Today, after three years in power, it looks as if Berlusconi’s support might be eroding. The economy is in ruins, his performance in government has been dismal and he is now scrambling to find a way to deliver the lower taxes that were among his campaign promises. The great communicator–with his simple, repetitive, upbeat messages–now sounds more like a broken record. In an attempt to boost his showing at the June 12-13 elections for the European Parliament, Berlusconi has placed himself at the top of the Forza Italia list (although he has no plans whatsoever to serve in Strasbourg). The country has been plastered with millions of dollars’ worth of campaign posters showing his new, lifted face.

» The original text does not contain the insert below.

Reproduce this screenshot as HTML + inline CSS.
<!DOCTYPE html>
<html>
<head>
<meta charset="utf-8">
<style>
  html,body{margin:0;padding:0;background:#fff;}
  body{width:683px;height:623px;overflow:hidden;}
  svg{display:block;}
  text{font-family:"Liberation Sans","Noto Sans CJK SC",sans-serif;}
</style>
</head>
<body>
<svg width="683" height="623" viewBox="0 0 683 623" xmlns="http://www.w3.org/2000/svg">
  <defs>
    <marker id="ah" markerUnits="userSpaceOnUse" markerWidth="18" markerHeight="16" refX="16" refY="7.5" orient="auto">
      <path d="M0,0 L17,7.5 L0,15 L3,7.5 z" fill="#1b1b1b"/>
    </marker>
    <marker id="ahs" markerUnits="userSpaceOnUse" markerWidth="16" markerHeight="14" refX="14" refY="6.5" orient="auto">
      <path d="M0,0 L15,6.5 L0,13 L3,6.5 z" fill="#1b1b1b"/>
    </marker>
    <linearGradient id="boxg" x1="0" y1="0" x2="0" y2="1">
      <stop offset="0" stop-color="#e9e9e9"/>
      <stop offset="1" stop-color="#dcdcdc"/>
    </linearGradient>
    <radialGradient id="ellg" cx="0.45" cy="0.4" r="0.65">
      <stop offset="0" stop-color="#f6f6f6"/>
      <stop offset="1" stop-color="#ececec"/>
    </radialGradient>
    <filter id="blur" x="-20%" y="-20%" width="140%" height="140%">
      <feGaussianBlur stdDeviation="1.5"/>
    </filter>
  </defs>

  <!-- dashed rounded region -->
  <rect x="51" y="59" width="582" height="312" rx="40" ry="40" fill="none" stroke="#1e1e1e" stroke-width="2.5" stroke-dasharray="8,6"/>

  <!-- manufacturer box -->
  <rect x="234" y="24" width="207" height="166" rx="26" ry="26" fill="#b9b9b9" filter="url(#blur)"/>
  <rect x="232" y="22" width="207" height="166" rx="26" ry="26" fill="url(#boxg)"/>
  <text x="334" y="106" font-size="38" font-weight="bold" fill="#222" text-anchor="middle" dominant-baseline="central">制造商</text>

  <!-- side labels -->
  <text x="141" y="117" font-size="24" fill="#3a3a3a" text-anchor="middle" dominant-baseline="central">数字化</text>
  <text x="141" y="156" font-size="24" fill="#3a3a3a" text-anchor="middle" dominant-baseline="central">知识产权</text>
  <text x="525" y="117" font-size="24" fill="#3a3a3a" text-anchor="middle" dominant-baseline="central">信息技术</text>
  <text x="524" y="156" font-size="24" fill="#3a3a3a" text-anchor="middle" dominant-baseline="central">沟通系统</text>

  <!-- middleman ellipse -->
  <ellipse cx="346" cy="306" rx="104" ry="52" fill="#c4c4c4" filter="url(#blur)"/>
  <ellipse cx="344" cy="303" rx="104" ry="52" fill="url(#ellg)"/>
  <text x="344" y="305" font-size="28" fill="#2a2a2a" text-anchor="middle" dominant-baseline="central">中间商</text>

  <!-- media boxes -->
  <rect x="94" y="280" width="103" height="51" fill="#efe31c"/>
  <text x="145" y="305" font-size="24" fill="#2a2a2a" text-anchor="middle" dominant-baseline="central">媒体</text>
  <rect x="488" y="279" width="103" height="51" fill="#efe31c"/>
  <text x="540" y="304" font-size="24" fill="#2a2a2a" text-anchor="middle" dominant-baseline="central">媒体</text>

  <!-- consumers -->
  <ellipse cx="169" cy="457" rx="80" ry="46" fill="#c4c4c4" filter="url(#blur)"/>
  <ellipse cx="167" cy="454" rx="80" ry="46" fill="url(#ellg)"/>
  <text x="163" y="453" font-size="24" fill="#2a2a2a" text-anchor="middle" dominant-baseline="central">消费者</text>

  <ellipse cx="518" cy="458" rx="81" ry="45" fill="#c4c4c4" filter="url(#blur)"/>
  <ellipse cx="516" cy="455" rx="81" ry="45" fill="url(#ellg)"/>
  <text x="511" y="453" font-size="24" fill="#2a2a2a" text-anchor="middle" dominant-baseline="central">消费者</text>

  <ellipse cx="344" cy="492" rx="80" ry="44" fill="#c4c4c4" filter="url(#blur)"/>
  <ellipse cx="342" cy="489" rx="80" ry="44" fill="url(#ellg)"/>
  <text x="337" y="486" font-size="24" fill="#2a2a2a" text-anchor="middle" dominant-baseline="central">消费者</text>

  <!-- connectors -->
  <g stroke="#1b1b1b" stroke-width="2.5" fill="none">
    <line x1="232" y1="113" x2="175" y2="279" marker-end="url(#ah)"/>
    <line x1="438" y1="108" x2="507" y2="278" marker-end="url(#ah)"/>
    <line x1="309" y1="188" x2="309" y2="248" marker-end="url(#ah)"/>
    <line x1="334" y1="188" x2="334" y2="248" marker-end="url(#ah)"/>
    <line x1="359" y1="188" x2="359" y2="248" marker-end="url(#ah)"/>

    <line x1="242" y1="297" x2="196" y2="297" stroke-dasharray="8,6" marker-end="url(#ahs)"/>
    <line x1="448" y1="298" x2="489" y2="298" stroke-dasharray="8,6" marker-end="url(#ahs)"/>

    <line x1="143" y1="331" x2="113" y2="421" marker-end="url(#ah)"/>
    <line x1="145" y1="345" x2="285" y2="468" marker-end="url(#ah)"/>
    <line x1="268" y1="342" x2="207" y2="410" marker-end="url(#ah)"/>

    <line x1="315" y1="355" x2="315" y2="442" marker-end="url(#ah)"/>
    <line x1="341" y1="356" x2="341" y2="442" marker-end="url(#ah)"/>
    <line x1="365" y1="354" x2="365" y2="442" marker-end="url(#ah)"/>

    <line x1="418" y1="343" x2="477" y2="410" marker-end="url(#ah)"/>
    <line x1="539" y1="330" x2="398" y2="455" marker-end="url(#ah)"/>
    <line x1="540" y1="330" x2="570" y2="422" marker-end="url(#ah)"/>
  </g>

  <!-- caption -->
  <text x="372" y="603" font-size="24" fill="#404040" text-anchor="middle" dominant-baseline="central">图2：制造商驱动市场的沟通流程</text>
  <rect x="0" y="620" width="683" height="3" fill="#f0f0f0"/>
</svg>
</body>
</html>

The European elections do not affect Berlusconi’s mandate to govern Italy, but if Forza Italia takes a beating in the polls, it could set off a bitter struggle among his right-wing coalition partners, the racist and xenophobic Northern League and the one-time neo-Fascist party, the National Alliance. Even if Berlusconi were to fall, he would leave behind a bitter legacy–a fiercely divided country, riven by a level of social conflict that hasn’t been seen in Italy for many years. By bringing the Northern League into the government and giving it many more ministerial slots than its votes would merit, Berlusconi has allowed the most vicious of Italian parties to spread its hate message and work mayhem with the state. (The recent heart attack and stroke of Umberto Bossi has now left the Northern League without a visible leader, and the Prime Minister will certainly try to poach their votes.)

But even if he is defeated, Berlusconi should not be underestimated. The Prime Minister has fought back with tenacity and ability once before. And it will take “years and untold labors,” as Giorgio Bocca puts it, to repair the damage Berlusconi has done.